The home reached a Standards Met submission ahead of the 30 June deadline and kept its NHSmail access uninterrupted.

Background

This illustrative example is based on a common situation we see: a family-run residential home of around 35 beds that had grown steadily but never had a dedicated IT or information-governance lead. The registered manager knew the Data Security and Protection Toolkit existed, but the account had sat untouched since it was first registered. Correspondence with the local GP surgery and dispensing pharmacy ran through NHSmail, so a lapse would have meant chasing prescriptions and discharge notes by phone — a real safety and workload risk.

With only a few weeks left before the annual deadline, the manager was anxious that “Standards Met” felt out of reach and worried the toolkit was really an IT exercise in disguise.

What we did

We started with a short scoping call to confirm the home was on the correct social care profile, so time was not wasted answering assertions meant for larger organisations. From there the work was mostly governance and routine, not technology. We mapped what already existed — a data protection policy, some ad-hoc training notes, a backup arrangement with the IT support company — against each assertion, then worked through the gaps in priority order.

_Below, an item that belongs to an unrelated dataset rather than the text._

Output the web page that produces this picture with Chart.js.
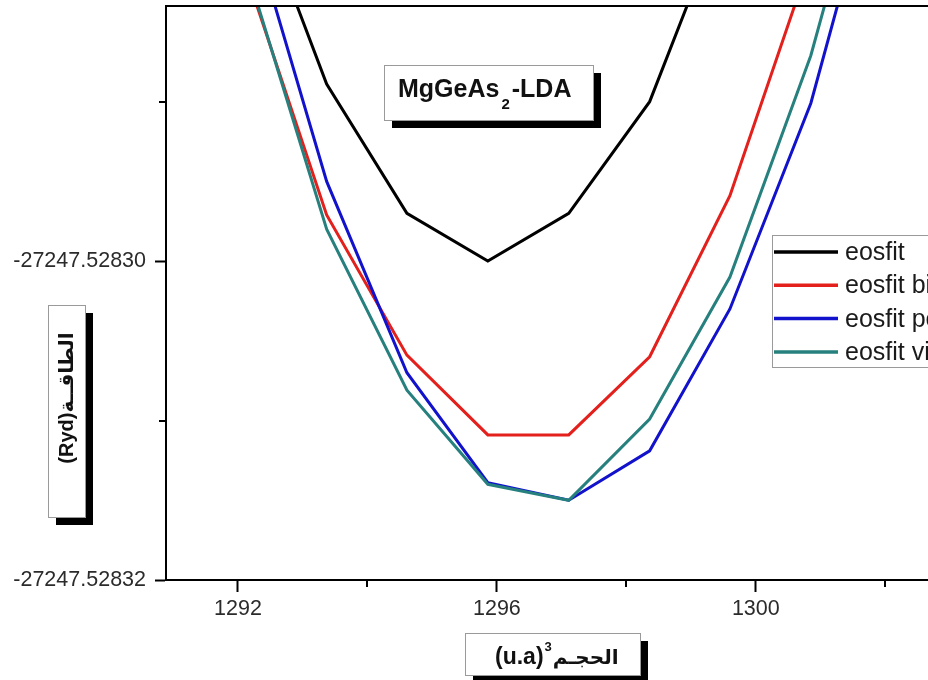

The biggest wins came from unglamorous things: giving every staff member a unique login rather than a shared one, writing down the joiners/movers/leavers process that already happened informally, recording that annual data security awareness training had actually been completed, and getting written confirmation that backups were running and had been test-restored. Our DSPT evidence checklist shaped the order of work so nothing was missed, and we steered the manager clear of the pitfalls set out in our note on common DSPT mistakes.

Result

Every declaration was backed by a document the manager could produce if asked, rather than an optimistic tick. The submission was published as Standards Met comfortably before 30 June, and — just as valuable — the evidence now lives in one place, so next year is an update rather than a scramble.

This is an illustrative example of the kind of work we do. Details are representative, not a specific named client.